There are two main approaches to valuing a firm: (i) relative valuation and (ii) discounted cash flow analysis. In many cases both approaches may be applied to estimate a valuation.
Relative valuation attempts to value a firm based on its price compared to its financials (such as revenues, earnings, book value and enterprise value). Examples include relative valuation multiples such as price-
15
to-earnings, price-to-sales, price-to-book, and enterprise value-to-EBITDA. These multiples are compared to other companies within the firm's peer group to estimate a firm's value, or to estimate if the firm is under- or over-valued.
By comparison, the discounted cash flow (DCF) approach views the firm independently and uniquely based on the present value of its expected future cash flows, and uses peer group market multiple to estimate its Exit valuation (or “Terminal Value").
If a firm has established operations with current assets and a history of operating revenues and cash flows, then its current valuation may be estimated using a relative valuation, DCF, or a combination of both approaches.
By comparison, if a firm is early-stage with little of any operating revenues and assets, then its current valuation may be estimated using a DCF approach.
How we determined the offering price
The Company is an early-stage enterprise with no operating revenues and limited assets.
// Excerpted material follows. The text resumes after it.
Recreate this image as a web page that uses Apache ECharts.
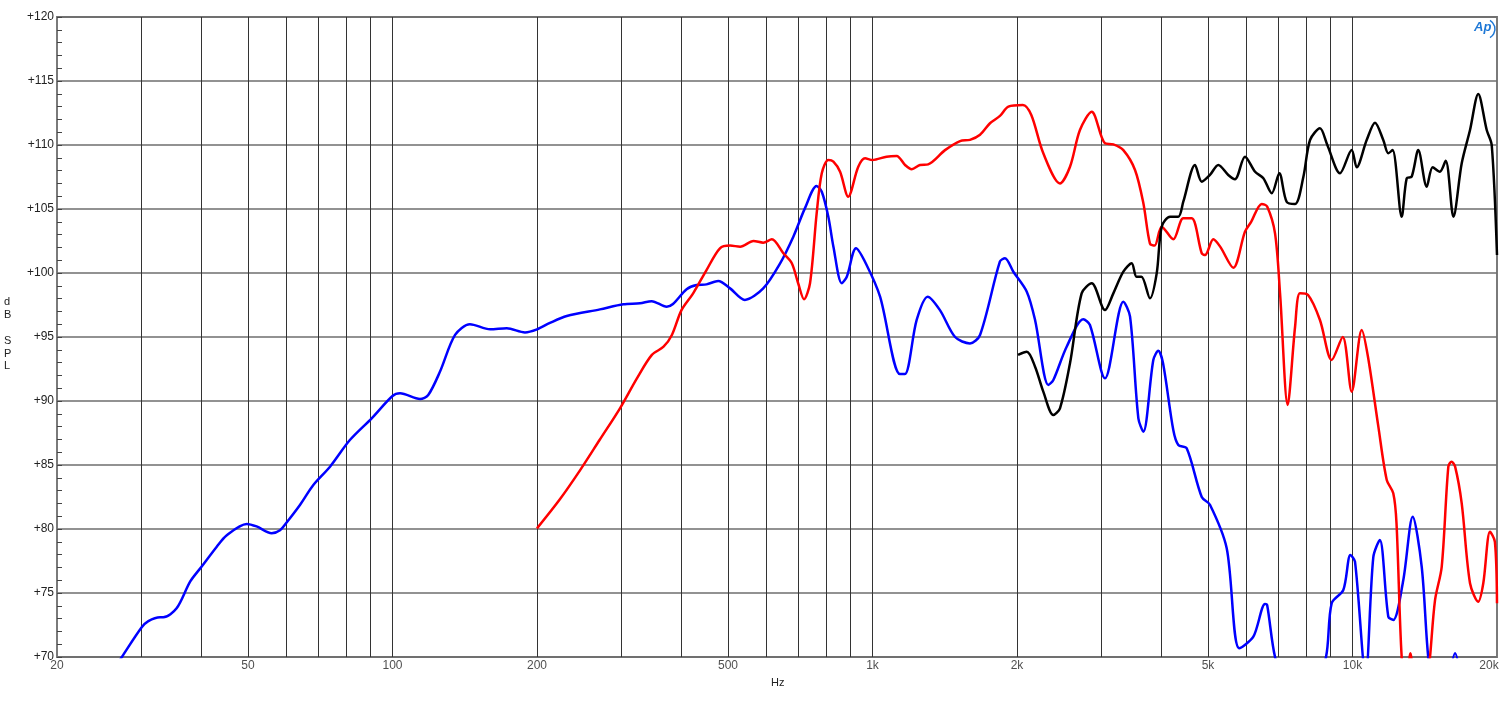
<!DOCTYPE html>
<html>
<head>
<meta charset="utf-8">
<script src="https://cdn.jsdelivr.net/npm/echarts@6/dist/echarts.min.js"></script>
<style>
html,body{margin:0;padding:0;background:#fff;}
#c{width:1500px;height:707px;}
</style>
</head>
<body>
<div id="c"></div>
<script>
// Frequency (Hz), level (dB SPL)
const blueSeries = [[25,67.8],[27.3,70.0],[30,72.3],[31,72.8],[32.8,73.1],[33.3,73.1],[35.5,73.8],[37.9,75.9],[40,77.05],[43,78.6],[45.1,79.5],[49.7,80.4],[52.1,80.2],[56,79.66],[58.3,79.9],[60,80.45],[64.2,81.9],[68.4,83.44],[74.1,84.87],[81.5,86.95],[90.5,88.65],[100,90.39],[103.7,90.6],[114.1,90.16],[118.7,90.47],[125.6,92.3],[135,95.16],[145,96.0],[159.7,95.6],[173,95.68],[188.8,95.36],[200,95.6],[212.8,96.1],[230.7,96.64],[270.5,97.16],[302.6,97.55],[327.8,97.63],[346.7,97.8],[372.6,97.37],[384,97.58],[410,98.73],[430,99.06],[451,99.11],[477,99.38],[505,98.8],[542,97.9],[592,98.8],[642,100.76],[684,102.84],[723,105.05],[765,106.8],[784,106.35],[809,104.4],[829,102.06],[863,99.2],[884,99.71],[924,101.93],[972,100.63],[1037,98.15],[1141,92.1],[1168,92.1],[1236,96.33],[1303,98.15],[1382,97.1],[1486,95.0],[1596,94.5],[1675,95.16],[1843,100.9],[1888,101.15],[1965,100.1],[2096,98.54],[2181,96.33],[2325,91.25],[2381,91.64],[2538,94.24],[2749,96.38],[2838,95.94],[3050,91.77],[3331,97.76],[3440,96.59],[3580,88.65],[3667,87.6],[3846,93.2],[3939,93.93],[4030,92.95],[4233,87.73],[4336,86.56],[4514,86.3],[4852,82.5],[5047,81.9],[5469,78.5],[5809,70.68],[6215,71.59],[6574,74.14],[6640,74.06],[6896,70],[7800,63],[8806,70],[9050,74.2],[9568,75.23],[9900,77.97],[10120,77.45],[10650,68.5],[11050,77.8],[11400,79.14],[11874,73.15],[12160,72.9],[12758,76.0],[13348,80.96],[13937,77.05],[14380,70],[15200,63],[15900,68.3],[16355,70.3],[16800,68.3],[17600,62],[20000,58]];

const redSeries = [[200,80.05],[223,82.3],[246,84.6],[270,86.95],[298,89.45],[323,91.77],[347,93.6],[367,94.24],[382,95.16],[400,97.1],[423,98.41],[451,100.23],[481,101.93],[505,102.14],[530,102.06],[565,102.5],[592,102.37],[617,102.63],[652,101.54],[679,100.76],[700,99.2],[720,97.95],[741,99.2],[765,104.66],[784,107.79],[809,108.83],[829,108.7],[856,107.91],[890,105.96],[934,108.3],[965,108.96],[1000,108.83],[1070,109.09],[1123,109.14],[1169,108.44],[1207,108.1],[1256,108.44],[1306,108.49],[1416,109.6],[1522,110.31],[1596,110.4],[1675,110.8],[1757,111.7],[1843,112.27],[1919,113.0],[2057,113.13],[2142,112.34],[2269,109.35],[2458,107.0],[2579,108.3],[2705,111.17],[2862,112.6],[3050,110.13],[3175,110.05],[3331,109.6],[3523,108.05],[3667,105.45],[3785,102.3],[3870,102.14],[4004,103.62],[4233,102.63],[4441,104.27],[4624,104.27],[4852,101.54],[4930,101.4],[5129,102.63],[5300,102.06],[5645,100.41],[5970,103.23],[6150,104.0],[6470,105.4],[6640,105.2],[6896,103.1],[7064,98.41],[7326,89.69],[7592,95.8],[7770,98.41],[8080,98.28],[8554,96.33],[9050,93.2],[9541,95.0],[9961,90.73],[10452,95.55],[10770,93.46],[11320,88.0],[11785,83.83],[12160,82.79],[12350,80.45],[12660,70],[12950,67.5],[13200,70.3],[13450,67.5],[14000,64],[14505,70],[14857,74.45],[15341,77.05],[15836,84.87],[16080,85.26],[16360,84.87],[16886,82.0],[17572,75.76],[18280,74.32],[18727,75.76],[19340,79.79],[19800,79.0],[20000,74.2]];

const blackSeries = [[2010,93.6],[2096,93.85],[2181,92.68],[2269,90.73],[2381,88.9],[2458,89.43],[2579,92.95],[2727,98.41],[2862,99.2],[3050,97.1],[3175,98.41],[3331,100.1],[3467,100.76],[3548,99.71],[3633,99.71],[3785,98.02],[3909,99.97],[4004,103.62],[4168,104.4],[4336,104.4],[4441,105.57],[4698,108.44],[4852,107.13],[5047,107.66],[5253,108.44],[5510,107.66],[5690,107.32],[5970,109.09],[6267,107.91],[6520,107.4],[6788,106.23],[7039,107.79],[7290,105.57],[7592,105.4],[7901,107.52],[8157,110.39],[8554,111.3],[8862,110.0],[9419,107.79],[9961,109.6],[10203,108.26],[10704,110.39],[11140,111.74],[11590,110.39],[11874,109.35],[12120,109.6],[12660,104.4],[12970,107.4],[13280,107.52],[13710,109.6],[14275,106.74],[14690,108.26],[15200,107.91],[15637,108.77],[16227,104.4],[16886,108.57],[17572,111.17],[18280,113.98],[19037,111.17],[19500,110.0],[20000,101.4]];

const xGridFreqs = [30,40,50,60,70,80,90,100,200,300,400,500,600,700,800,900,1000,2000,3000,4000,5000,6000,7000,8000,9000,10000];
const xTickValues = [20,50,100,200,500,1000,2000,5000,10000,20000];
const xTickTexts = ['20','50','100','200','500','1k','2k','5k','10k','20k'];
const yMin = 70, yMax = 120, yStep = 5;

const chart = echarts.init(document.getElementById('c'), null, {renderer:'canvas'});

const gridLineData = xGridFreqs.map(f => ({xAxis: f}));
const tickLabelPoints = xTickValues.map((f, i) => {
  const item = {value:[f, yMin], name:xTickTexts[i]};
  if (i === xTickValues.length - 1) item.label = {offset:[-8, 0]};
  return item;
});

const lineCommon = {type:'line', showSymbol:false, smooth:0.3, clip:true, animation:false, z:5};
const font = 'Liberation Sans, Arial, sans-serif';

chart.setOption({
  animation:false,
  grid:{left:57, right:3, top:17, bottom:50, show:true, borderColor:'#7a7a7a', borderWidth:2, backgroundColor:'#fff'},
  xAxis:{type:'log', logBase:10, min:20, max:20000,
    axisLine:{show:false}, axisTick:{show:false}, axisLabel:{show:false}, splitLine:{show:false}},
  yAxis:{type:'value', min:yMin, max:yMax, interval:yStep,
    axisLine:{show:false},
    axisTick:{show:true, inside:true, length:5, lineStyle:{color:'#444'}},
    minorTick:{show:true, splitNumber:5, length:5, lineStyle:{color:'#444'}},
    axisLabel:{formatter:v => '+' + v, margin:3, color:'#222', fontSize:12, fontFamily:font},
    splitLine:{show:true, lineStyle:{color:'#6e6e6e', width:1.5}}},
  series:[
    {type:'line', data:[], z:1, silent:true,
     markLine:{silent:true, symbol:['none','none'], animation:false,
       label:{show:false},
       lineStyle:{type:'solid', color:'#333', width:1},
       data: gridLineData}},
    {type:'scatter', data:tickLabelPoints, symbolSize:0, silent:true, clip:false, z:2,
     label:{show:true, position:'bottom', distance:3, formatter:p => p.name, color:'#222', fontSize:12, fontFamily:font}},
    Object.assign({name:'blue', data:blueSeries, lineStyle:{color:'#0000ff', width:2.5}, itemStyle:{color:'#0000ff'}}, lineCommon),
    Object.assign({name:'red', data:redSeries, lineStyle:{color:'#ff0000', width:2.5}, itemStyle:{color:'#ff0000'}}, lineCommon),
    Object.assign({name:'black', data:blackSeries, lineStyle:{color:'#000000', width:2.5}, itemStyle:{color:'#000'}}, lineCommon)
  ],
  graphic:[
    {type:'text', left:4, top:296, style:{text:'d\nB\n\nS\nP\nL', fill:'#222', fontSize:11, lineHeight:12.8, fontFamily:font}},
    {type:'text', left:771, top:677, style:{text:'Hz', fill:'#222', fontSize:11, fontFamily:font}},
    {type:'text', left:1474, top:21, style:{text:'Ap', fill:'#1e78d6', fontSize:13, fontStyle:'italic', fontWeight:'bold', fontFamily:font}},
    {type:'arc', shape:{cx:1485, cy:29, r:10, startAngle:-Math.PI/3, endAngle:Math.PI/3}, style:{stroke:'#1e78d6', lineWidth:1.5, fill:null}}
  ]
});
</script>
</body>
</html>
As a result, our offering price of $2.50 per share was based upon an estimated pre-money valuation of $12,500,000 million, determined internally by the Company using a DCF valuation:
·Management's best estimates for five-year forecast of Revenues, Operating Expenses and Capital Costs; and
·Estimated Terminal Valuation, conservatively estimated at end of forecast year 2 using an Exit Revenue multiple of 5.56x, based upon an internal Comparative Company Analysis of recent public and private transactions within the consumer finance sector (median range 5.35x – 14.59x).
Disqualification. Neither the Company nor any of its officers or managing members are disqualified from relying on Regulation CF.
Annual reports. The Company has not filed annual reports to date. Any annual reports will be posted on the Company’s website: http://smartpaykiosk.com.
Compliance failure. The Company has not previously failed to comply with the requirements of Reg CF.
Information Regarding Length of Time of Offering
Investment Cancellations. Investors will have up to 48 hours prior to the end of the offering period to change their minds and cancel their investment commitments for any reason. Once the offering period is within 48 hours of ending, investors will not be able to cancel for any reason, even if they make a commitment during this period.
Notifications. Investors will receive periodic notifications regarding certain events pertaining to this offering, such as the Company reaching its offering target, the Company making an early closing, the Company making material changes to its Form C, and the offering closing at its target date.
Material Changes. Material changes to an offering include but are not limited to a change in minimum offering amount, change in security price, change in management, etc. If an issuing Company makes a
16
material change to the offering terms or other information disclosed, including a change to the offering deadline, investors will be given five business days to reconfirm their investment commitment. If investors do not reconfirm, their investment will be cancelled, and the funds will be returned.
Rolling and Early Closings. The Company may elect to undertake rolling closings, or an early closing after it has received investment interests for its target offering amount. During a rolling closing, those investors that have committed funds will be provided five days’ notice prior to acceptance of their subscriptions, release of funds to the Company, and issuance of securities to the investors. During this time, the Company may continue soliciting investors and receiving additional investment commitments. Investors should note that if investors have already received their securities, they will not be required to reconfirm upon the filing of a material amendment to the Form C. In an early closing, the offering will terminate upon the new target date, which must be at least five days from the date of the notice.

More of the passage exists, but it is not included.